Two women a week die at the hands of their partners or ex-partners, and one in five children experience domestic abuse growing up. Currently, these people face a postcode lottery for support – this needs to change.
We welcome the return of the Domestic Abuse Bill on 3 March 2020 but urge the UK Government to strengthen legislation to include a full statutory duty on local authorities to provide both accommodation-based and community-based services for adult and child victims, as well as perpetrators of abuse. This is necessary to end the postcode lottery of support and ensure everyone can access the help they need.
How we got here
In autumn 2019, we responded to the MHCLG Consultation on the Future Delivery of Support to Victims and their Children in Accommodation-Based Domestic Abuse Services. It was clear that a statutory duty on accommodation alone would present a significant risk to those community-based services which may be deprioritised in order to fulfil a narrower statutory duty based only on refuge services. This could lead to victims facing a further postcode lottery for support, particularly those who require specialist support such as BME, LGBT+ and disabled groups. It also risks withdrawal of funding for perpetrator programmes, and services for child victims. Following this consultation, we launched #Invest2EndAbuse.
General Election 2019 campaign
In the lead up to the 2019 general election, we called upon candidates to pledge to #Invest2EndAbuse, asking them to ensure the full range of domestic abuse services will be fully funded if they are elected as an MP. You can see which candidates signed our pledge to invest in the full range of domestic abuse services.
Why we need to #Invest2EndAbuse
Our 2019 Practitioner Survey found that adult and child victims face a postcode lottery in accessing specialist domestic abuse support.
• We are short of nearly 300 Idvas who are needed to support survivors who are at the most risk of serious harm or murder.
• For those victims and survivors who require early intervention or recovery support, outreach provision remains patchy and inconsistent.

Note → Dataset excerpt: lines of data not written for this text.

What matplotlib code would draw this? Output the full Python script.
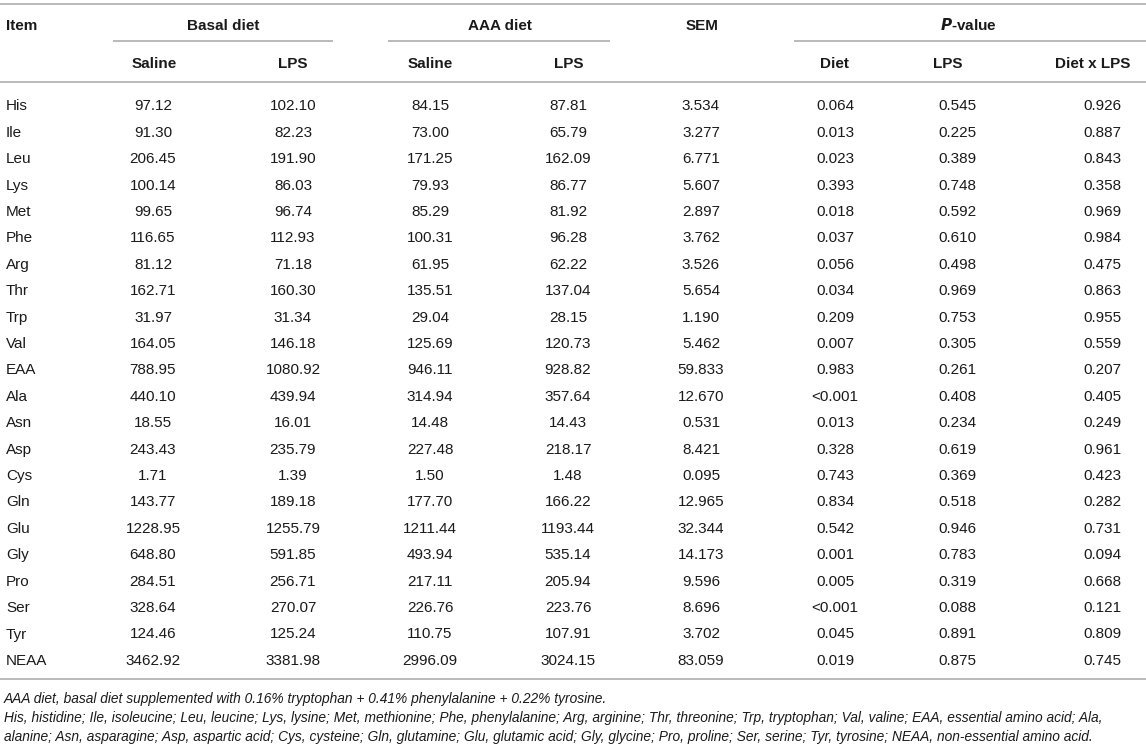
import matplotlib
matplotlib.use("Agg")
import matplotlib.pyplot as plt

plt.rcParams['font.family'] = ['Liberation Sans', 'DejaVu Sans']

# ---- table data ----
items = ["His", "Ile", "Leu", "Lys", "Met", "Phe", "Arg", "Thr", "Trp", "Val", "EAA",
         "Ala", "Asn", "Asp", "Cys", "Gln", "Glu", "Gly", "Pro", "Ser", "Tyr", "NEAA"]
basal_saline = ["97.12", "91.30", "206.45", "100.14", "99.65", "116.65", "81.12", "162.71",
                "31.97", "164.05", "788.95", "440.10", "18.55", "243.43", "1.71", "143.77",
                "1228.95", "648.80", "284.51", "328.64", "124.46", "3462.92"]
basal_lps = ["102.10", "82.23", "191.90", "86.03", "96.74", "112.93", "71.18", "160.30",
             "31.34", "146.18", "1080.92", "439.94", "16.01", "235.79", "1.39", "189.18",
             "1255.79", "591.85", "256.71", "270.07", "125.24", "3381.98"]
aaa_saline = ["84.15", "73.00", "171.25", "79.93", "85.29", "100.31", "61.95", "135.51",
              "29.04", "125.69", "946.11", "314.94", "14.48", "227.48", "1.50", "177.70",
              "1211.44", "493.94", "217.11", "226.76", "110.75", "2996.09"]
aaa_lps = ["87.81", "65.79", "162.09", "86.77", "81.92", "96.28", "62.22", "137.04",
           "28.15", "120.73", "928.82", "357.64", "14.43", "218.17", "1.48", "166.22",
           "1193.44", "535.14", "205.94", "223.76", "107.91", "3024.15"]
sem = ["3.534", "3.277", "6.771", "5.607", "2.897", "3.762", "3.526", "5.654", "1.190",
       "5.462", "59.833", "12.670", "0.531", "8.421", "0.095", "12.965", "32.344",
       "14.173", "9.596", "8.696", "3.702", "83.059"]
p_diet = ["0.064", "0.013", "0.023", "0.393", "0.018", "0.037", "0.056", "0.034", "0.209",
          "0.007", "0.983", "<0.001", "0.013", "0.328", "0.743", "0.834", "0.542", "0.001",
          "0.005", "<0.001", "0.045", "0.019"]
p_lps = ["0.545", "0.225", "0.389", "0.748", "0.592", "0.610", "0.498", "0.969", "0.753",
         "0.305", "0.261", "0.408", "0.234", "0.619", "0.369", "0.518", "0.946", "0.783",
         "0.319", "0.088", "0.891", "0.875"]
p_inter = ["0.926", "0.887", "0.843", "0.358", "0.969", "0.984", "0.475", "0.863", "0.955",
           "0.559", "0.207", "0.405", "0.249", "0.961", "0.423", "0.282", "0.731", "0.094",
           "0.668", "0.121", "0.809", "0.745"]

group_headers = ["Basal diet", "AAA diet", "SEM", "$\\mathbfit{P}$-value"]
sub_headers = ["Saline", "LPS", "Saline", "LPS", "Diet", "LPS", "Diet x LPS"]

footnotes = [
    "AAA diet, basal diet supplemented with 0.16% tryptophan + 0.41% phenylalanine + 0.22% tyrosine.",
    "His, histidine; Ile, isoleucine; Leu, leucine; Lys, lysine; Met, methionine; Phe, phenylalanine; "
    "Arg, arginine; Thr, threonine; Trp, tryptophan; Val, valine; EAA, essential amino acid; Ala,",
    "alanine; Asn, asparagine; Asp, aspartic acid; Cys, cysteine; Gln, glutamine; Glu, glutamic acid; "
    "Gly, glycine; Pro, proline; Ser, serine; Tyr, tyrosine; NEAA, non-essential amino acid.",
]

# ---- layout (pixel coords) ----
W, H = 1146, 750
fig = plt.figure(figsize=(W / 100, H / 100), dpi=100)
ax = fig.add_axes([0, 0, 1, 1])
ax.set_xlim(0, W)
ax.set_ylim(H, 0)
ax.axis('off')

txt = '#1a1a1a'
line_c = '#b4b4b4'
fs = 11

value_cols = [basal_saline, basal_lps, aaa_saline, aaa_lps, sem, p_diet, p_lps, p_inter]
value_x = [153, 293, 430, 568, 701, 835, 957, 1102]
sub_x = [154, 293, 430, 569, 834, 948, 1093]

# rules
for y in (4, 82, 679):
    ax.plot([0, W], [y, y], color=line_c, lw=1.3, solid_capstyle='butt')
for x0, x1 in [(113, 333), (388, 610), (794, 1146)]:
    ax.plot([x0, x1], [41, 41], color=line_c, lw=1.3, solid_capstyle='butt')

# headers
ax.text(6, 24, "Item", fontsize=fs, fontweight='bold', color=txt, va='center_baseline', ha='left')
for label, x in zip(group_headers, [223, 500, 702, 968]):
    ax.text(x, 24, label, fontsize=fs, fontweight='bold', color=txt, va='center_baseline', ha='center')
for label, x in zip(sub_headers, sub_x):
    ax.text(x, 62, label, fontsize=fs, fontweight='bold', color=txt, va='center_baseline', ha='center')

# body
y0, dy = 105, 26.4
for i, name in enumerate(items):
    y = y0 + i * dy
    ax.text(6, y, name, fontsize=fs, color=txt, va='center_baseline', ha='left')
    for col, x in zip(value_cols, value_x):
        ax.text(x, y, col[i], fontsize=fs, color=txt, va='center_baseline', ha='center')

# footnotes
for j, note in enumerate(footnotes):
    ax.text(4, 697 + j * 19.5, note, fontsize=9.9, style='italic', color=txt,
            va='center_baseline', ha='left')

fig.savefig("out.png", dpi=100, facecolor='white')
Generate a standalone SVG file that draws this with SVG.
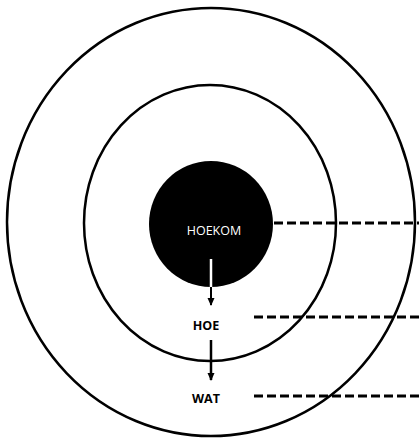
<svg xmlns="http://www.w3.org/2000/svg" width="419" height="439" viewBox="0 0 419 439">
<style>
.ring{fill:none;stroke:#000;stroke-width:2.5}
.dash{stroke:#000;stroke-width:3;stroke-dasharray:9 4;fill:none}
.lbl{font-family:"Open Sans","Liberation Sans",sans-serif;font-size:12.5px;text-anchor:middle}
</style>
<defs>
<marker id="ah" markerWidth="8" markerHeight="10" refX="7" refY="4" orient="auto" markerUnits="userSpaceOnUse">
<path d="M0,0.5 L8,4 L0,7.5 z" fill="#000"/>
</marker>
</defs>
<rect width="419" height="439" fill="#fff"/>
<g id="outer"><ellipse class="ring" cx="211" cy="222" rx="204" ry="214"/></g>
<g id="middle"><ellipse class="ring" cx="210" cy="223" rx="126" ry="138"/></g>
<g id="hoekom">
<ellipse cx="211" cy="224" rx="62" ry="63" fill="#000"/>
<text class="lbl" x="214" y="235" fill="#fff" font-size="13.5">HOEKOM</text>
</g>
<g id="hoe"><text class="lbl" x="206" y="330" font-weight="bold">HOE</text></g>
<g id="wat"><text class="lbl" x="206" y="403" font-weight="bold">WAT</text></g>
<g id="connectors">
<line x1="211" y1="259" x2="211" y2="287" stroke="#fff" stroke-width="2.5"/>
<line x1="211" y1="287" x2="211" y2="305" stroke="#000" stroke-width="2" marker-end="url(#ah)"/>
<line x1="211" y1="340" x2="211" y2="380" stroke="#000" stroke-width="2.5" marker-end="url(#ah)"/>
<line class="dash" x1="274" y1="223" x2="419" y2="223"/>
<line class="dash" x1="254" y1="317" x2="419" y2="317"/>
<line class="dash" x1="254" y1="396" x2="419" y2="396" stroke="#444"/>
</g>
</svg>
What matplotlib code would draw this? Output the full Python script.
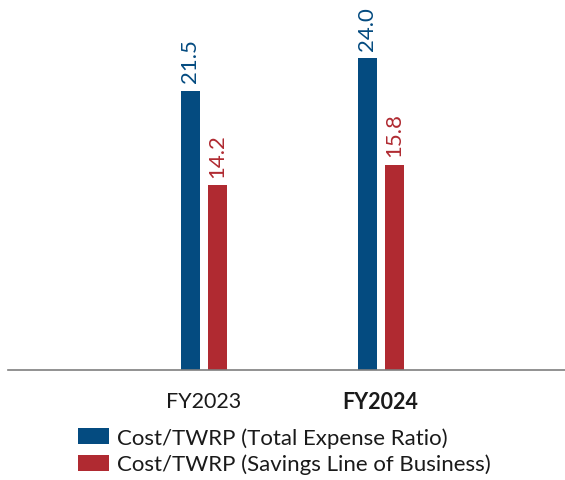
import matplotlib
matplotlib.use("Agg")
import matplotlib.pyplot as plt
from matplotlib.patches import Patch

plt.rcParams['font.family'] = ['Lato', 'DejaVu Sans']

categories = ["FY2023", "FY2024"]
series_names = ["Cost/TWRP (Total Expense Ratio)", "Cost/TWRP (Savings Line of Business)"]
total_expense = [21.5, 24.0]
savings_lob = [14.2, 15.8]
value_labels_total = ["21.5", "24.0"]
value_labels_savings = ["14.2", "15.8"]

blue = "#044b80"
red = "#b02a31"
text_color = "#1a1a1a"

fig = plt.figure(figsize=(5.65, 4.81), dpi=100)
ax = fig.add_axes([8/565, 1 - 371/481, 1 - 8/565, (371 - 7)/481])

x = list(range(len(categories)))
w = 0.1076
off = 0.0765
b1 = ax.bar([i - off for i in x], total_expense, width=w, color=blue)
b2 = ax.bar([i + off for i in x], savings_lob, width=w, color=red)

for bars, labels, col in [(b1, value_labels_total, blue), (b2, value_labels_savings, red)]:
    for rect, lab in zip(bars, labels):
        ax.annotate(lab, (rect.get_x() + rect.get_width() / 2, rect.get_height()),
                    xytext=(0, 6), textcoords="offset points", rotation=90,
                    ha="center", va="bottom", fontsize=16, color=col)

ax.set_xlim(-1.11, 2.045)
ax.set_ylim(0, 28)
ax.set_xticks(x)
ax.set_xticklabels(categories, fontsize=15.5, color=text_color)
ax.get_xticklabels()[1].set_fontweight("bold")
ax.tick_params(axis="x", length=0, pad=15)
ax.set_yticks([])
for s in ["left", "right", "top"]:
    ax.spines[s].set_visible(False)
ax.spines["bottom"].set_color("#7f7f7f")
ax.spines["bottom"].set_linewidth(1.2)

handles = [Patch(facecolor=blue), Patch(facecolor=red)]
fig.legend(handles, series_names, loc="upper left", bbox_to_anchor=(78/565, 1 - 428/481),
           frameon=False, fontsize=16, handlelength=1.40, handleheight=0.72,
           handletextpad=0.36, labelspacing=0.28, borderpad=0, borderaxespad=0,
           labelcolor=text_color)

fig.savefig("out.png", dpi=100)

• Specialist children’s support has been declining with evidence from Women’s Aid’s Annual Survey 2017 showing that the percentage of domestic abuse services providing dedicated support to children and young people fell from 62% in 2010 to 52% in 2017.
• Young people experience some of the highest rates of domestic abuse, at high levels of severity. Despite this, almost one in five police force areas have no specialist support for young people experiencing domestic abuse.
• Fewer than 1% of perpetrators receive an intervention to change their behaviour.
Action for Children report
Action for Children's report, released Thursday 21 November, into children's experiences of domestic abuse, shows that every day nearly 700 children in England are being identified as experiencing domestic abuse at home. The report also finds barriers to accessing support in two-thirds of local authorities, with more than one in ten offering no support services for children at all. This highlights the stark need to invest in domestic abuse specialist services that will support the whole family, children included.
On 25 February 2020, Barnado's released their report on the hidden impact of domestic abuse on children, finding the trauma can last long into adulthood. The report found half of the children needing support from children's services had experienced domestic abuse in the home. It also found growing evidence of a link between children experiencing domestic abuse and then going on to be a young offender, with 25% of boys and 40% of girls in custody reporting violence at home. Barnardo's found that although domestic abuse and the trauma it creates are the most common issue the charity’s frontline staff see within the families they work with, support services are in short supply. This is further evidence that the Government needs to include a requirement in its domestic abuse bill for local authorities to provide specialist services for the whole family, including child victims of domestic abuse.